BY CRAIG COLEY
When Indiana University professor Alwiya Omar moved to Bloomington from Zanzibar, Tanzania, in 1987, she considered 70 degrees to be extremely cold weather. She arrived without her luggage, which had been sent to Bloomington, Illinois, by mistake. But the greatest difficulty was that she had left behind her husband and three children. Her youngest son was 4 months old. When she learned she was pregnant with him, she had already told IU she would enter its doctoral program and teach Swahili. She says she considered changing course, but her family told her no. “They wanted me to continue my education,” Omar says. “My mother said, ‘The sky is the limit. Go.’”
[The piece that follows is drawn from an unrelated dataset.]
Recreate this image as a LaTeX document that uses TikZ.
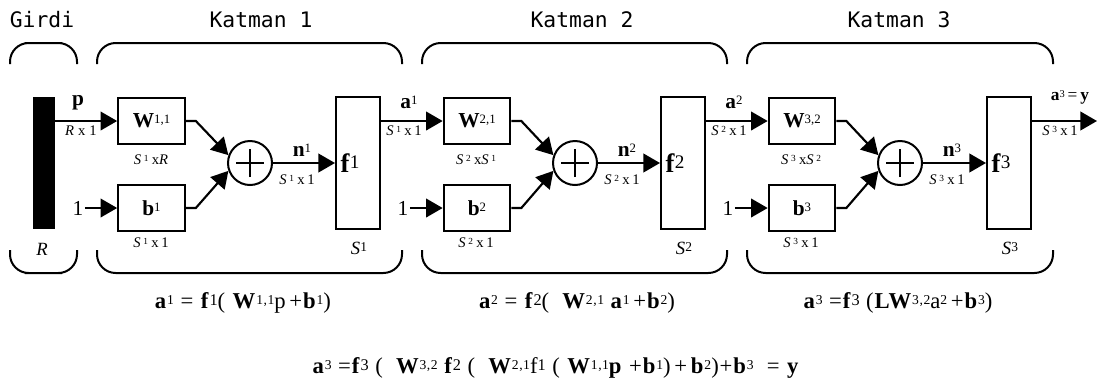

Even as a graduate student, Omar was a popular instructor—enrollment in Swahili grew to the point that IU asked her to find a second teacher. She recommended her husband, and so her family joined her in 1989. Omar says other graduate students and their families helped them acclimate. “My kids grew up having American aunts and uncles, grandma and grandpa, and we’re still in touch,” she says. “Without this community, it would have been tough.”
After earning her doctorate in second language acquisition in 1992, Omar taught at the universities of Georgia and Pennsylvania. She returned to IU in 2002, and today she coordinates its African Languages Program. At 68, she remains passionate about her work. She started a Swahili program for middle school and high school students at IU. Each semester, she takes her classes to a campus kitchen to make Tanzanian dishes. Twice a year, she returns to Zanzibar to teach linguistics at the state university there.
Omar and her first husband divorced in 2000; she remarried in 2012. Her two sons and their families live one block away from each other in Orlando, Florida. However, her daughter, Khadija Shariff, moved to Zanzibar four years ago to develop curricula for schools.
Omar is on the boards of Giving Back to Africa and Kilimanjaro Education Outreach and is active in Women Writing for (a) Change Bloomington. Seven years ago, she decided she could live without a car, and regularly walks an hour each way between home and work. She says staying busy keeps her young. But she does have plans to slow down: “I’d like to retire in 2020 and do more work with my nonprofits and also Women Writing for (a) Change—and keep up with friends.”